Talking Turkey: Risky Moves

Jewish Light Editorial

The expression “talking turkey” is defined in the American Heritage Dictionary as “to discuss in a straightforward and direct manner.” There is a more pungent Yiddish equivalent to the expression called “talking tachlis,” or getting down to brass tacks. It is past the time for such a discussion on Turkey, the nation that launched the Mavi Marmara, the lead ship in the Gaza flotilla incident. The resulting violent confrontation led to the deaths of nine “activists” on board, all of whom were Turkish citizens (one held a dual U.S.-Turkish citizenship), along with several injuries among Israeli soldiers.

Until quite recently Turkey was accurately described as “Israel’s closest ally in the Muslim world.” The two nations had cordial diplomatic relations going back for decades, and joint military exercises between Turkish and Israeli forces were an annual event of great strategic importance. When Israel celebrated its 60th anniversary of independence in 2008, the Turkish Consul General for the Midwest issued warm greetings to the Jewish communities of Chicago and St. Louis. Turkey was playing a constructive diplomatic role in attempting to broker peace between Israel and Syria based on their positive ties with both governments. The 23,000-member Jewish community in Turkey has always felt welcome and protected by the Turkish government, and thankfully that continues.

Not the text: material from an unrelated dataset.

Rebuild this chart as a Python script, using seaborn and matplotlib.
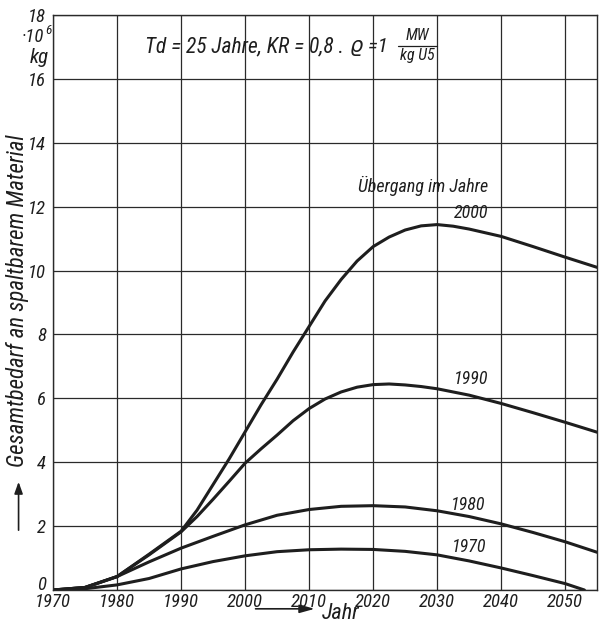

Turkey’s willingness as a Muslim (but not Arab) majority state to have cordial relations with the Jewish State of Israel result from modern Turkey’s strong secular tradition. After the collapse of the Ottoman Empire after World War I, a strongly secular government for modern Turkey was established by the progressive and secular leader Mustafa Kemal Ataturk. Under Ataturk, a strong separation of mosque and state principle was established, placing all formal governing powers in the hands of the secular government and limiting the imams and mullahs to the leadership of their mosques. Similar religious freedoms were granted to the Christian and Jewish populations, the latter of which traces its roots back to the period after the Spanish Inquisition and Edict of Expulsion 500 years ago, when many Jews found safe haven in Turkey.

The strong Ataturk traditions of secularism and separation of mosque and state began to erode with the government of the current Prime Minister Recep Tayyip Erdogan, took office in 2003. Erdogan’s party, the Justice and Development Party was initially described as “moderately Islamist,” which seemed accurate until the Turkish government’s recent shift away from its strong pro-Western ties and towards the more radical elements of the Islamic world. Last month there were shocking photographs of Erdogan and Brazil’s President Lula da Silva in Tehran, flanking the fanatic President Mahmoud Ahmadinejad of Iran as they announced a deal on nuclear fuel that was designed to circumvent the new sanctions regime approved by the U.N. Security Council.

A longtime member of NATO, Turkey (which had applied for membership in the European Union) has clearly shifted from a pro-Western and moderate orientation towards anti-Western, pro-Islamist radicalism – from the tradition of Ataturk Modernist Revolution to the fanaticism of the Ayatollahs of the Iranian Jihadist Revolution.

Turkey has canceled joint military exercises and other cooperative projects with Israel, and its official involvement in the launching of the flotilla’s lead ship with the express purpose of provoking a confrontation with Israel proves that the Erdogan regime is playing a dangerous game. The Turkish Army has long been loyal to the modernist and secularist traditions of Ataturk, and when a previous Turkish Prime Minister, Tansu Ciller, formed a coalition with the Islamic Welfare Party, the military intervened to prevent radical Islam from seizing power in Turkey.

Thus far, Turkey has not broken formal diplomatic relations with Israel, although it has withdrawn its ambassador to the Jewish State. Turkey would certainly not have welcomed an outside nation interfering with its own struggles with Kurdish separatist groups in its own borders, or attempting to provoke a confrontation over the nation’s illegal Turkish “Republic” on the island nation of Cyprus.

We hope that wiser heads will prevail so that Turkey returns to the modernist principles of Kemal Ataturk and away from the radical Islamist movements in Iran and in Gaza and Lebanon. Erdogan’s recent actions are a contributing to the instability of the already volatile Middle East and it is time that its NATO allies, including the United States call them back into the fold.